- [WRITTEN EXERCISE] Look at the data below and print exactly the lines from its first line through the line with "const barNo = d3.range(-1, 57);"; the pictures stay out of the copy.

** START OF EXERCISE DATA **

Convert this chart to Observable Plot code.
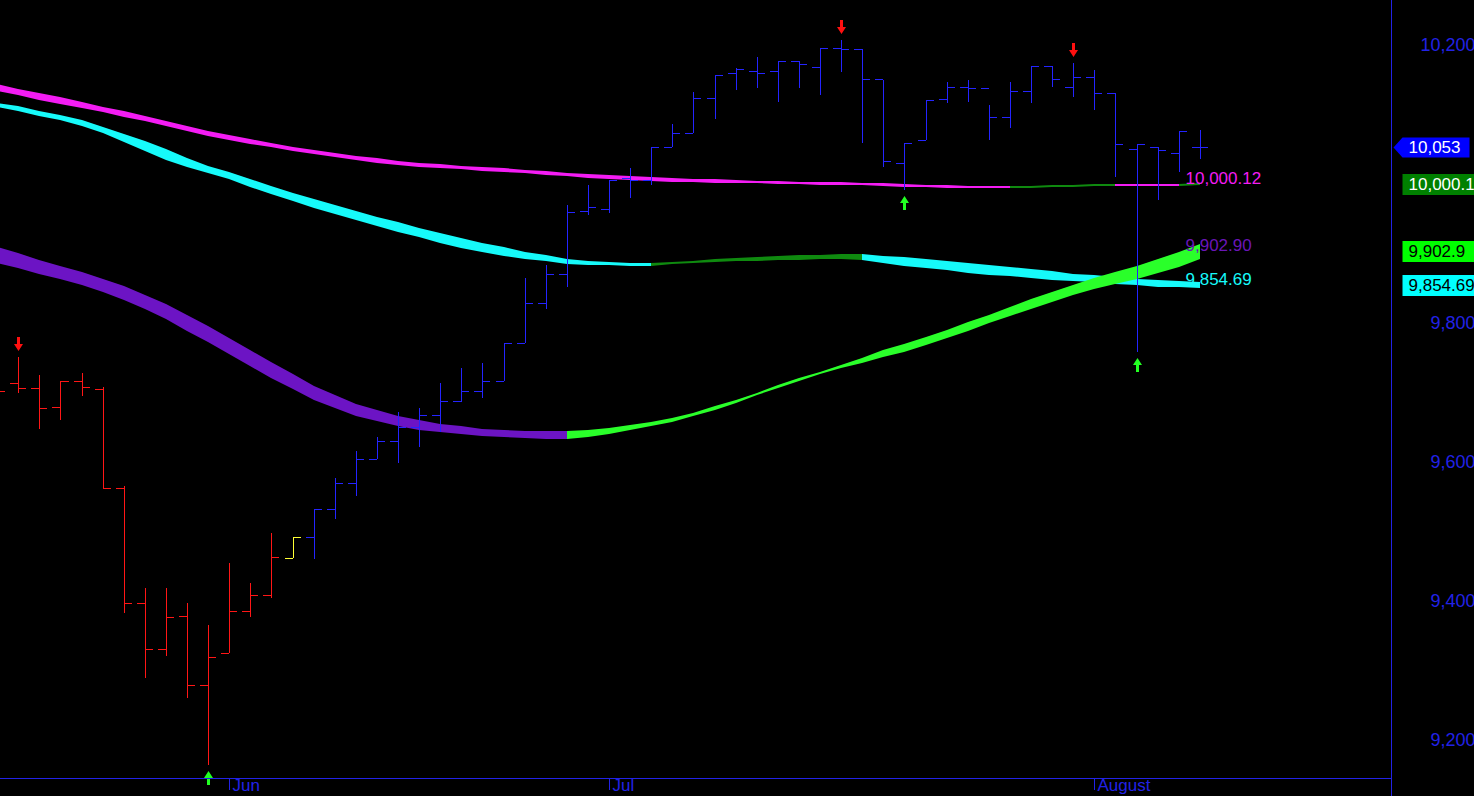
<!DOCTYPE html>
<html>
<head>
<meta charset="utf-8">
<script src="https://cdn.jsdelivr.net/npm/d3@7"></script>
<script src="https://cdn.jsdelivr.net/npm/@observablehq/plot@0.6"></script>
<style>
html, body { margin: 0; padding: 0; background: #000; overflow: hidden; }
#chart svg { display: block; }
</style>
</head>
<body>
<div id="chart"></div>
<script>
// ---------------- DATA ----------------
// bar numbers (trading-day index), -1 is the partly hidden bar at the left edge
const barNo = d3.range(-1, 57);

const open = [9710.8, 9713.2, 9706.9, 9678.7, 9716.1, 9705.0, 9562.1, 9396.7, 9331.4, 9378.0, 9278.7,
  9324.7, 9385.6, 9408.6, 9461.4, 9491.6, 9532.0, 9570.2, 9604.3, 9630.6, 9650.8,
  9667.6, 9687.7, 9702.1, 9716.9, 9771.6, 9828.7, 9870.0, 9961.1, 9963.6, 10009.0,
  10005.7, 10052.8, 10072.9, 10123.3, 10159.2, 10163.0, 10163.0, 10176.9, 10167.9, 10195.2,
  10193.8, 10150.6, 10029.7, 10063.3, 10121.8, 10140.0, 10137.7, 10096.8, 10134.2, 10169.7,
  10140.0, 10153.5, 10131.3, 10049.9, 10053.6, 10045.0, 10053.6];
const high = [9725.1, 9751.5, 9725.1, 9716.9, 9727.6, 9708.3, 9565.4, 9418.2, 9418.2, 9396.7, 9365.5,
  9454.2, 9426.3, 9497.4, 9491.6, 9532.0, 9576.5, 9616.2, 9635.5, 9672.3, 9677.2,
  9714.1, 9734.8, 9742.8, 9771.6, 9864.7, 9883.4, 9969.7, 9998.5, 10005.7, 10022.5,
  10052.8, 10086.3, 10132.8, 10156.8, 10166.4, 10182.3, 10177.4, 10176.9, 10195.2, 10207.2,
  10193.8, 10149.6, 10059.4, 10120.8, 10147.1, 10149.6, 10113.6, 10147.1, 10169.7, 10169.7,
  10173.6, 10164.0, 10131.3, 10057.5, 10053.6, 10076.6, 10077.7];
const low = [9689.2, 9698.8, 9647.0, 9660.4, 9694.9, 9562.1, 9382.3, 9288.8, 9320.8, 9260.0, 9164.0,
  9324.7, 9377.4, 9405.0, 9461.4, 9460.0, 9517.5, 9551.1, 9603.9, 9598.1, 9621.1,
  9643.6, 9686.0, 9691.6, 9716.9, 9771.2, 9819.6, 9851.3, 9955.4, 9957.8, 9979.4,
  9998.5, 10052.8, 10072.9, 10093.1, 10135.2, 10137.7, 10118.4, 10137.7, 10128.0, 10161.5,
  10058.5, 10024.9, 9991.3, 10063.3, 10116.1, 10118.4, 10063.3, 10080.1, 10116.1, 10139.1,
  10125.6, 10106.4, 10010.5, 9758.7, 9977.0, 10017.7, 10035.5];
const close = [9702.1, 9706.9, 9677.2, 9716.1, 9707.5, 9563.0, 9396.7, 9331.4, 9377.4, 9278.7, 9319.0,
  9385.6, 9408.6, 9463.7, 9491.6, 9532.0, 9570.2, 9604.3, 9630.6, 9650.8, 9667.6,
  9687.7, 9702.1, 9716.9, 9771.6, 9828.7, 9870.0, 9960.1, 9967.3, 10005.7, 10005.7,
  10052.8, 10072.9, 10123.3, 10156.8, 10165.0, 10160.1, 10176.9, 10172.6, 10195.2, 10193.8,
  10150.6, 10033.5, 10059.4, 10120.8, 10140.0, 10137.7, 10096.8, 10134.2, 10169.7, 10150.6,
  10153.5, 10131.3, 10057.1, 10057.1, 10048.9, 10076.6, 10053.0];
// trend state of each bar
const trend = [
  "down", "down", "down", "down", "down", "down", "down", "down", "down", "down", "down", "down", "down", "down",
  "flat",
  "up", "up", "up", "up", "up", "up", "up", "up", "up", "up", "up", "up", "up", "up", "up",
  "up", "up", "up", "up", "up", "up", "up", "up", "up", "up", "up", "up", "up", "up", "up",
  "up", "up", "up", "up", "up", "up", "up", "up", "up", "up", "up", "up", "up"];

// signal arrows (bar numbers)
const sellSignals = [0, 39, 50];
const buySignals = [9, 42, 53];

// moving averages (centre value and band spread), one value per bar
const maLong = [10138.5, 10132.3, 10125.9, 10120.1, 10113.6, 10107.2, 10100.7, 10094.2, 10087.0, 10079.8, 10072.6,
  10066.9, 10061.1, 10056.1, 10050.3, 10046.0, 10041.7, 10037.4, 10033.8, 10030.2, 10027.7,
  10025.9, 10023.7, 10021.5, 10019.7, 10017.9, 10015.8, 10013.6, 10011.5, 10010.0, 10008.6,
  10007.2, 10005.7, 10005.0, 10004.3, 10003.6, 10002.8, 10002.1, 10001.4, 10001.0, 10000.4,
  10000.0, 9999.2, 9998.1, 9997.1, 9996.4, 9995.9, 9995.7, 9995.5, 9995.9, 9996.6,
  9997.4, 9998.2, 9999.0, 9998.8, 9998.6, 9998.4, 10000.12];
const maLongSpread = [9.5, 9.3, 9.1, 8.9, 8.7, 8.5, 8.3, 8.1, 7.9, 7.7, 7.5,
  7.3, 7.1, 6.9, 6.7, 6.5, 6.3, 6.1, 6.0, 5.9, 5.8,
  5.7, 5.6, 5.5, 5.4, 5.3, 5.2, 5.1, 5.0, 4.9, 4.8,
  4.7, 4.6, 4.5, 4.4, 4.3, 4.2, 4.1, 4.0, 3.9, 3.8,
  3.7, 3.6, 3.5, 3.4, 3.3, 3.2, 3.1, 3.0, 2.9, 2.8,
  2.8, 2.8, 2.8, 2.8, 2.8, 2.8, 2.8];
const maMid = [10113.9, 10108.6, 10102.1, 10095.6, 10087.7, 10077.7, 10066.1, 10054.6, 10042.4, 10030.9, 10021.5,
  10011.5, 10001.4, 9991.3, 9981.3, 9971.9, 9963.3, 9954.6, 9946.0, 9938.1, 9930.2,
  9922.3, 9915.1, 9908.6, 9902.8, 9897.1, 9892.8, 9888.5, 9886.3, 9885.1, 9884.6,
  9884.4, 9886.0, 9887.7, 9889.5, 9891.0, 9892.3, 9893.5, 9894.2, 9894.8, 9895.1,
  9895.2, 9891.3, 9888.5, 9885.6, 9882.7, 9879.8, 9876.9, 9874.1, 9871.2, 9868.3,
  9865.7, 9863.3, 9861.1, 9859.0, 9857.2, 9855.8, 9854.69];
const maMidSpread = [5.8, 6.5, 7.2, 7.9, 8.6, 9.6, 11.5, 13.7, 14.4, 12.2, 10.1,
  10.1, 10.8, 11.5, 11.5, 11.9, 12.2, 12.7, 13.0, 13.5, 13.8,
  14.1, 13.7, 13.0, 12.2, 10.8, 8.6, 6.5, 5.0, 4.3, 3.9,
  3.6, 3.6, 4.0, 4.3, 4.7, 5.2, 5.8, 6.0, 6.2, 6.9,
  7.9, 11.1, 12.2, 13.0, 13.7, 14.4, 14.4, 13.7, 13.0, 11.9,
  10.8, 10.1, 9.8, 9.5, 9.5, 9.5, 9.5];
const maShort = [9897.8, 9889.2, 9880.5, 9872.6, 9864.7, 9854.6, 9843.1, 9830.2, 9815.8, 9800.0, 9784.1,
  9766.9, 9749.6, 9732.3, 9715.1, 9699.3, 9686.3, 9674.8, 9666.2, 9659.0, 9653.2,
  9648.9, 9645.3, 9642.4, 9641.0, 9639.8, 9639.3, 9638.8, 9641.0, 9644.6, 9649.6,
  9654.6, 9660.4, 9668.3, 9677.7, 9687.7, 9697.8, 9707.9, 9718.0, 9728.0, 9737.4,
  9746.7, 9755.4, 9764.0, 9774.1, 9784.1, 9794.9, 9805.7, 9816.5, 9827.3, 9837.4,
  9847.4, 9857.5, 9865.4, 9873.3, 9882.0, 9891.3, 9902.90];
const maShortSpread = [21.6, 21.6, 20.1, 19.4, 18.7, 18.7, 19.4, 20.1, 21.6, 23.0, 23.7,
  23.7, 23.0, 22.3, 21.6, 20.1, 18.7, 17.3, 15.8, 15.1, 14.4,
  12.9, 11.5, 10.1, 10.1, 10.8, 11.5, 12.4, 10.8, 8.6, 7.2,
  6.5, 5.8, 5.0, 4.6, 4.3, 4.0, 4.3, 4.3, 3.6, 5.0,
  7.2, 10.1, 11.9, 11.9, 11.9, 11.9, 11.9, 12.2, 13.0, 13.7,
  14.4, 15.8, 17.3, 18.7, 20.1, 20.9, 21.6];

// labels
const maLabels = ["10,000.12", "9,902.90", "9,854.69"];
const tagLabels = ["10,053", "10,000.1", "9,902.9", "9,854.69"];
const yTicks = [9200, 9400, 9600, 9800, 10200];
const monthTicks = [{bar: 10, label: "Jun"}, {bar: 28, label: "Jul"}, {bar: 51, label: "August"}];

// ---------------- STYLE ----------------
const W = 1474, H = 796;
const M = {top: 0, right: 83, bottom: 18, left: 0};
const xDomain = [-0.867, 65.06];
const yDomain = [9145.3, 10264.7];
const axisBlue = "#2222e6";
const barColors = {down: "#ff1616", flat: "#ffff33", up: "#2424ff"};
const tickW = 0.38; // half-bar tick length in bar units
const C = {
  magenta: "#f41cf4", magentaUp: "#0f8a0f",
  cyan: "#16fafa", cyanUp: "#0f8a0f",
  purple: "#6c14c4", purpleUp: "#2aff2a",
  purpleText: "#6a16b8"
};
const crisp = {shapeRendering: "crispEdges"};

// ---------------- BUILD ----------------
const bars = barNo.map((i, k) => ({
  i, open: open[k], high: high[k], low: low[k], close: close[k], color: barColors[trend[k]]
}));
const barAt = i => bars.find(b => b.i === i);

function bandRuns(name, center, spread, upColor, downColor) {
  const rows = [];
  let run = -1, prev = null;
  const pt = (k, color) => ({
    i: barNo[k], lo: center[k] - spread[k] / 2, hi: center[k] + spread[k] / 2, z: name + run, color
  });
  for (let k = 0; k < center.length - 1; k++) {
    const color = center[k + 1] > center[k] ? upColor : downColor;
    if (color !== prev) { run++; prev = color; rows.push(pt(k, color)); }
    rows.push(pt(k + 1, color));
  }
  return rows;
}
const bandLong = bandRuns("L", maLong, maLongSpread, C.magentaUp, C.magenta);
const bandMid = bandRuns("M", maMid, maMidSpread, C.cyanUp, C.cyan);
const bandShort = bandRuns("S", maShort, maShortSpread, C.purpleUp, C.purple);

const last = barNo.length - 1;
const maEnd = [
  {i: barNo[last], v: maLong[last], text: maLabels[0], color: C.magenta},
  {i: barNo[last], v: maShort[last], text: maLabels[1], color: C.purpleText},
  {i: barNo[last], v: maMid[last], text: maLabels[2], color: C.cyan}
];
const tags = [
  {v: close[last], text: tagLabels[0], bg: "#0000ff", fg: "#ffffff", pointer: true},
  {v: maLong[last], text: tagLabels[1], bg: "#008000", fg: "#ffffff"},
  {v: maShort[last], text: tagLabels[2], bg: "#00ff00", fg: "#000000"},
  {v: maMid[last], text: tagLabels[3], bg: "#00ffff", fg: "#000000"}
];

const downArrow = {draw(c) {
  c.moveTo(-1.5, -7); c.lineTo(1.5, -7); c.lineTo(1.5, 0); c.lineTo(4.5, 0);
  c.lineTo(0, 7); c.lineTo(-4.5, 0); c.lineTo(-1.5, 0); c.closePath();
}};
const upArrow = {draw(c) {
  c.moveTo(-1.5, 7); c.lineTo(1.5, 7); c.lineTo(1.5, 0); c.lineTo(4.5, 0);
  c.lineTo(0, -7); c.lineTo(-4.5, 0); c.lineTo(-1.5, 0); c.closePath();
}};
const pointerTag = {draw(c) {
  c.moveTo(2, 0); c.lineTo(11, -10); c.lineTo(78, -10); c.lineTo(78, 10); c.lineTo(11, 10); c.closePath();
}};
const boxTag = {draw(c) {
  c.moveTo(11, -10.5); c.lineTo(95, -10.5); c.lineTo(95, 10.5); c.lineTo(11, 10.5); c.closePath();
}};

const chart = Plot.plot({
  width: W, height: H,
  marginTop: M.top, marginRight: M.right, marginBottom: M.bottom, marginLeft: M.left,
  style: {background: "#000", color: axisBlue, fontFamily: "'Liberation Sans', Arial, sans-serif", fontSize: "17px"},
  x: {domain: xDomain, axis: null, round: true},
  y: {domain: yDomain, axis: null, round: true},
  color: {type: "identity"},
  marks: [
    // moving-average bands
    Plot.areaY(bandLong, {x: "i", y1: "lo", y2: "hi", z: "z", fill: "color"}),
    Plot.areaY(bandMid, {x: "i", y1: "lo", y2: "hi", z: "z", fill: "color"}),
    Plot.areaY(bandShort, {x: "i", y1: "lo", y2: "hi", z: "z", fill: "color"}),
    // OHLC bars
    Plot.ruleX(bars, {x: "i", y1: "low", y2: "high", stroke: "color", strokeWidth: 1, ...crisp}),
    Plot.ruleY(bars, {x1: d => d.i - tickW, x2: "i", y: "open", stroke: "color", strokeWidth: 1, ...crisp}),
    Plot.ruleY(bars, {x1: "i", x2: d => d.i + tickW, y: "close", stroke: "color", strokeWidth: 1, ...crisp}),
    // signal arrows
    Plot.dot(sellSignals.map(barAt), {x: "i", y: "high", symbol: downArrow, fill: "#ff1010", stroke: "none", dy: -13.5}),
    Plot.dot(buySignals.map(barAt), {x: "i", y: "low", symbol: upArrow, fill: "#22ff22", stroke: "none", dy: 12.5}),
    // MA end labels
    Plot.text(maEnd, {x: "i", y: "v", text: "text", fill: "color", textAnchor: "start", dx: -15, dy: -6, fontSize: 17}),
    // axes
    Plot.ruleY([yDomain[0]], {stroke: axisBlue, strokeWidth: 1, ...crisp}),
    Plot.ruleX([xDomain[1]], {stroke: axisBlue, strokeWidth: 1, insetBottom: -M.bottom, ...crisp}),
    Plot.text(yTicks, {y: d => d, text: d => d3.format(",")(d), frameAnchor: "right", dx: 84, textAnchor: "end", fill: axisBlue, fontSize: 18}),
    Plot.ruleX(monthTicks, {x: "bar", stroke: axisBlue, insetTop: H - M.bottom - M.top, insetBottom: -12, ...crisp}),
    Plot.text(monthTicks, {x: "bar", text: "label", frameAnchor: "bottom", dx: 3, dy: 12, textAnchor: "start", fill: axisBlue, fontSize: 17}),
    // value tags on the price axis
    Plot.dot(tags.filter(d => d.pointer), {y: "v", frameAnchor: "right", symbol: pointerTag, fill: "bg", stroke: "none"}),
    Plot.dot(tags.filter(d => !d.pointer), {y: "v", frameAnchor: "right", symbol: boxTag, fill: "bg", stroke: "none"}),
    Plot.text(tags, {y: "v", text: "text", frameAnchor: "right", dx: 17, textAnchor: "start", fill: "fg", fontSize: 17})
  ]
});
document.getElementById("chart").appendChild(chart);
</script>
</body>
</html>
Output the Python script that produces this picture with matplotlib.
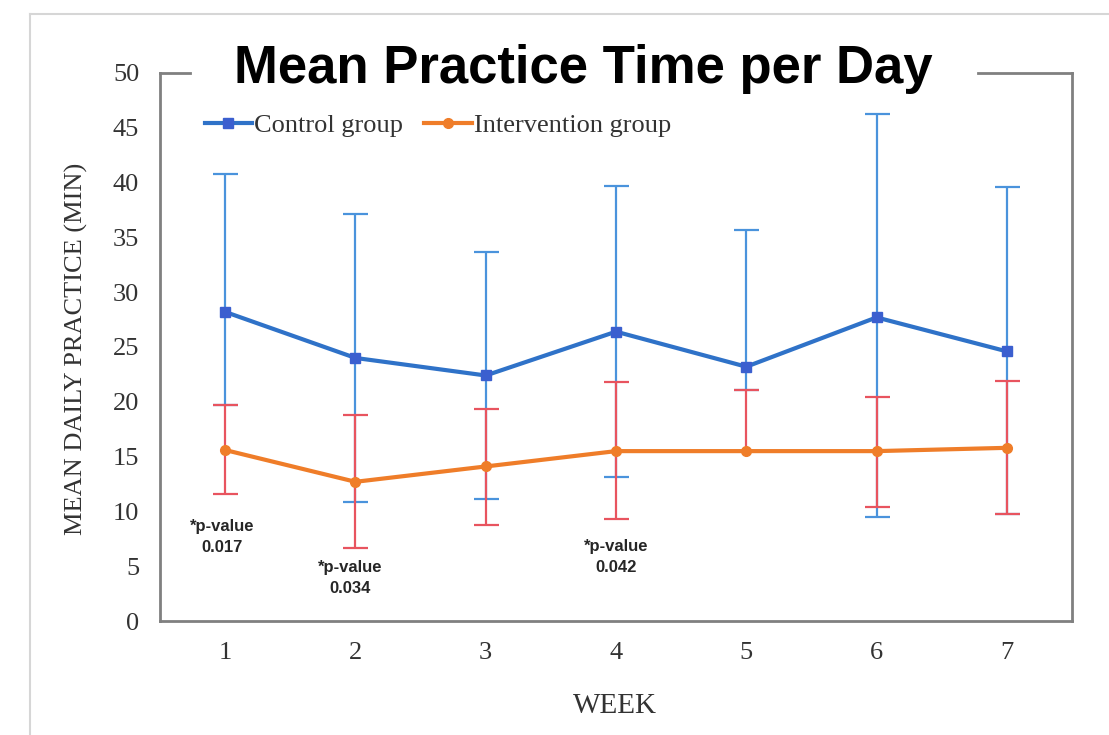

** END OF EXERCISE DATA **

- [SOLUTION]
Convert this chart to Observable Plot code.
<!DOCTYPE html>
<html>
<head>
<meta charset="utf-8">
<script src="https://cdn.jsdelivr.net/npm/d3@7"></script>
<script src="https://cdn.jsdelivr.net/npm/@observablehq/plot@0.6"></script>
<style>
html, body { margin: 0; padding: 0; background: #000; overflow: hidden; }
#chart svg { display: block; }
</style>
</head>
<body>
<div id="chart"></div>
<script>
// ---------------- DATA ----------------
// bar numbers (trading-day index), -1 is the partly hidden bar at the left edge
const barNo = d3.range(-1, 57);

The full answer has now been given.